Booker T. Washington: A Man Who Pulled Himself and Many Others Up From Slavery

Booker T. Washington was born in rural Virginia April 5, 1856.

He grew up a slave.  Around the age of nine he was set free by the emancipation proclamation. He dedicated himself not to feeling sorry for himself, but fighting and working to get an education.

His autobiography, “Up From Slavery” is an incredible work, detailing his life as a slave, and how he turned himself into a national leader. The book is a call to former slaves and their descendants to accept that the past is the past, and they should focus on their future.  The key to that future would be found in education.

He founded Tuskegee University in Tuskegee, Alabama with very little help from the government.
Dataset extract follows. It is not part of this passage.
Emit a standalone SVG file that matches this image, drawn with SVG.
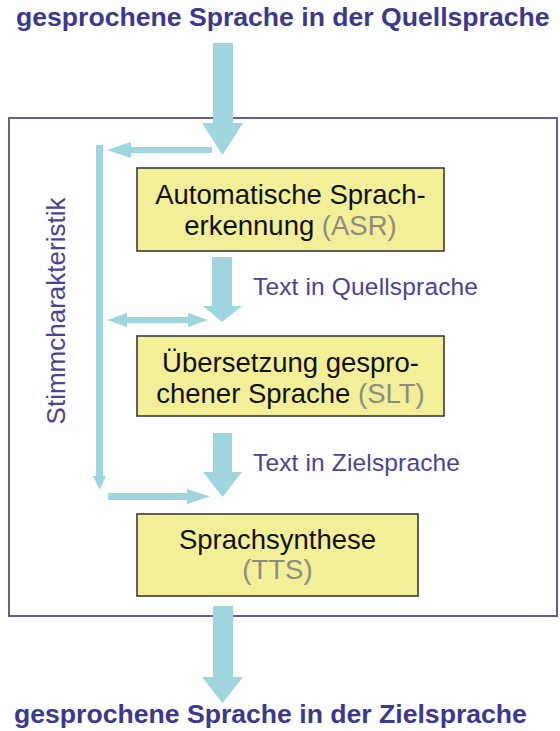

The students literally built there own school. Taking classes in the morning, building and planting in the afternoons and evening. He taught them that the only way that African Americans were going to achieve equality in this country was through hard working, and pulling themselves up.

I was lucky enough to visit Tuskegee University a few years ago. It is immaculate, and I have been very few places where people handled themselves with such grace and class.

I remember visiting his home on campus. In Washington’s dining room, there were three personally signed pictures from President Theodore Roosevelt. Roosevelt took massive criticism from all over the country because he had invited Booker T. Washington to dinner in the white house. It was the first time ever a black man had been in the White House, other than as a servant. Much of white America was outraged. Roosevelt didn’t care what the racist critics said. He and Washington maintained a friendship until Washington’s death.

Booker T. Washington- a man who taught many in his life, and still teaches us after death.